Restate all of the entries exactly, dropping any pictures they hold.

[Rows from a dataset of charts and code]
** BEGIN **

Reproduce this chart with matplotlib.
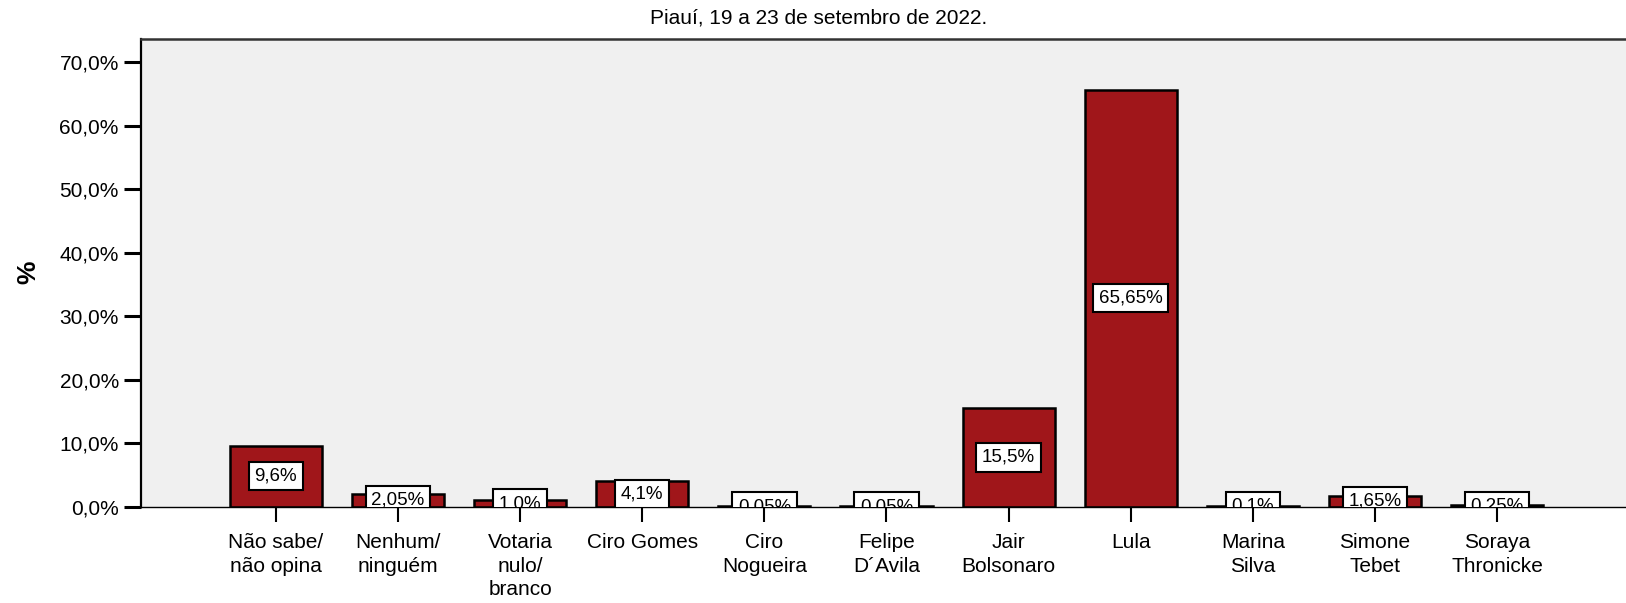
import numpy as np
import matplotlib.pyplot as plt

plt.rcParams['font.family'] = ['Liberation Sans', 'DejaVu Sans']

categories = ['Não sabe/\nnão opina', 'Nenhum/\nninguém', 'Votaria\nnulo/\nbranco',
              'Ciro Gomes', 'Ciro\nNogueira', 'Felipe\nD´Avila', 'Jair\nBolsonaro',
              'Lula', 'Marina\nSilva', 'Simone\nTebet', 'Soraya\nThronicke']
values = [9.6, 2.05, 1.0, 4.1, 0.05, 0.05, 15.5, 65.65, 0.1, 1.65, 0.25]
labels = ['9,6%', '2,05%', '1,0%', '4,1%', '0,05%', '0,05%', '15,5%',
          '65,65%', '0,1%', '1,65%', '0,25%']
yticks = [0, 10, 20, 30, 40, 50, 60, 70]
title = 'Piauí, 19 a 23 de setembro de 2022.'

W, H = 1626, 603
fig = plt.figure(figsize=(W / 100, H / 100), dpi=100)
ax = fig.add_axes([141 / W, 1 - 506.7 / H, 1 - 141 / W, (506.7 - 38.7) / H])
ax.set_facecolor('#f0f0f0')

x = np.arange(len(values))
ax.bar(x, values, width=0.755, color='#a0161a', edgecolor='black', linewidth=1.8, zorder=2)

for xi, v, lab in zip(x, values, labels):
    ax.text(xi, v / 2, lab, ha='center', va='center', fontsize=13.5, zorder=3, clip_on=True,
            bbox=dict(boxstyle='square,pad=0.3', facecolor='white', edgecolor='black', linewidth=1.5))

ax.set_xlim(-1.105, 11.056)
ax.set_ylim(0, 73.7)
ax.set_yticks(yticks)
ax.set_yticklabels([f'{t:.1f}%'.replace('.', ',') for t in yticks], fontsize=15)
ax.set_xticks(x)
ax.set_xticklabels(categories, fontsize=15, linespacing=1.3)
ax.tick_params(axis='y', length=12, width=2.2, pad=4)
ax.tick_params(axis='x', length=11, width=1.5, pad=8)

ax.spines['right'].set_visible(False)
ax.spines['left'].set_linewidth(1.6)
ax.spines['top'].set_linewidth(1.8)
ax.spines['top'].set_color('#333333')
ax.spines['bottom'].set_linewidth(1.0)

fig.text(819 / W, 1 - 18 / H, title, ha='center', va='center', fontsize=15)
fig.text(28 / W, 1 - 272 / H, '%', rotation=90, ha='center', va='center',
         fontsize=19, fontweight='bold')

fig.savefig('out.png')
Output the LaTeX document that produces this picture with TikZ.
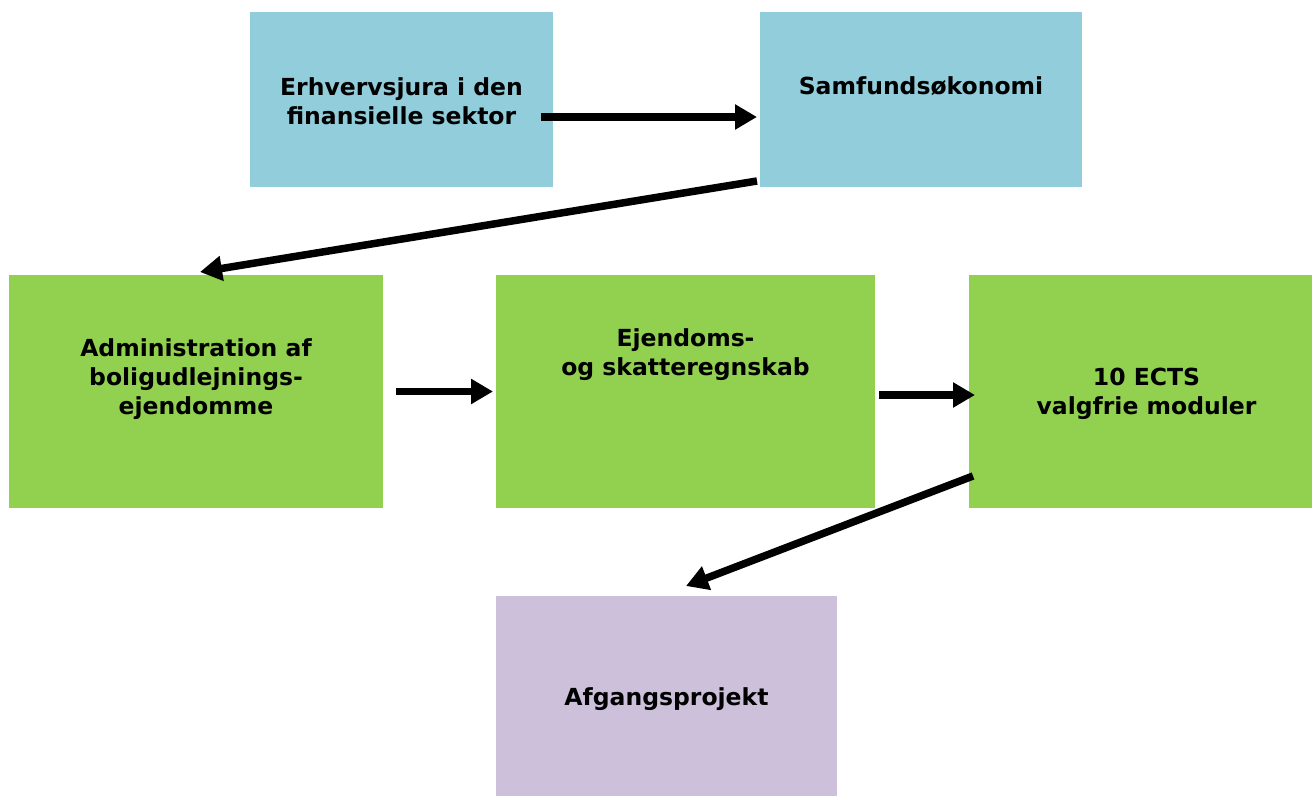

** END **

## [TASK ANSWER]
Reproduce this chart with matplotlib.
import numpy as np
import matplotlib.pyplot as plt

plt.rcParams['font.family'] = ['Liberation Sans', 'DejaVu Sans']

categories = ['Não sabe/\nnão opina', 'Nenhum/\nninguém', 'Votaria\nnulo/\nbranco',
              'Ciro Gomes', 'Ciro\nNogueira', 'Felipe\nD´Avila', 'Jair\nBolsonaro',
              'Lula', 'Marina\nSilva', 'Simone\nTebet', 'Soraya\nThronicke']
values = [9.6, 2.05, 1.0, 4.1, 0.05, 0.05, 15.5, 65.65, 0.1, 1.65, 0.25]
labels = ['9,6%', '2,05%', '1,0%', '4,1%', '0,05%', '0,05%', '15,5%',
          '65,65%', '0,1%', '1,65%', '0,25%']
yticks = [0, 10, 20, 30, 40, 50, 60, 70]
title = 'Piauí, 19 a 23 de setembro de 2022.'

W, H = 1626, 603
fig = plt.figure(figsize=(W / 100, H / 100), dpi=100)
ax = fig.add_axes([141 / W, 1 - 506.7 / H, 1 - 141 / W, (506.7 - 38.7) / H])
ax.set_facecolor('#f0f0f0')

x = np.arange(len(values))
ax.bar(x, values, width=0.755, color='#a0161a', edgecolor='black', linewidth=1.8, zorder=2)

for xi, v, lab in zip(x, values, labels):
    ax.text(xi, v / 2, lab, ha='center', va='center', fontsize=13.5, zorder=3, clip_on=True,
            bbox=dict(boxstyle='square,pad=0.3', facecolor='white', edgecolor='black', linewidth=1.5))

ax.set_xlim(-1.105, 11.056)
ax.set_ylim(0, 73.7)
ax.set_yticks(yticks)
ax.set_yticklabels([f'{t:.1f}%'.replace('.', ',') for t in yticks], fontsize=15)
ax.set_xticks(x)
ax.set_xticklabels(categories, fontsize=15, linespacing=1.3)
ax.tick_params(axis='y', length=12, width=2.2, pad=4)
ax.tick_params(axis='x', length=11, width=1.5, pad=8)

ax.spines['right'].set_visible(False)
ax.spines['left'].set_linewidth(1.6)
ax.spines['top'].set_linewidth(1.8)
ax.spines['top'].set_color('#333333')
ax.spines['bottom'].set_linewidth(1.0)

fig.text(819 / W, 1 - 18 / H, title, ha='center', va='center', fontsize=15)
fig.text(28 / W, 1 - 272 / H, '%', rotation=90, ha='center', va='center',
         fontsize=19, fontweight='bold')

fig.savefig('out.png')
Output the LaTeX document that produces this picture with TikZ.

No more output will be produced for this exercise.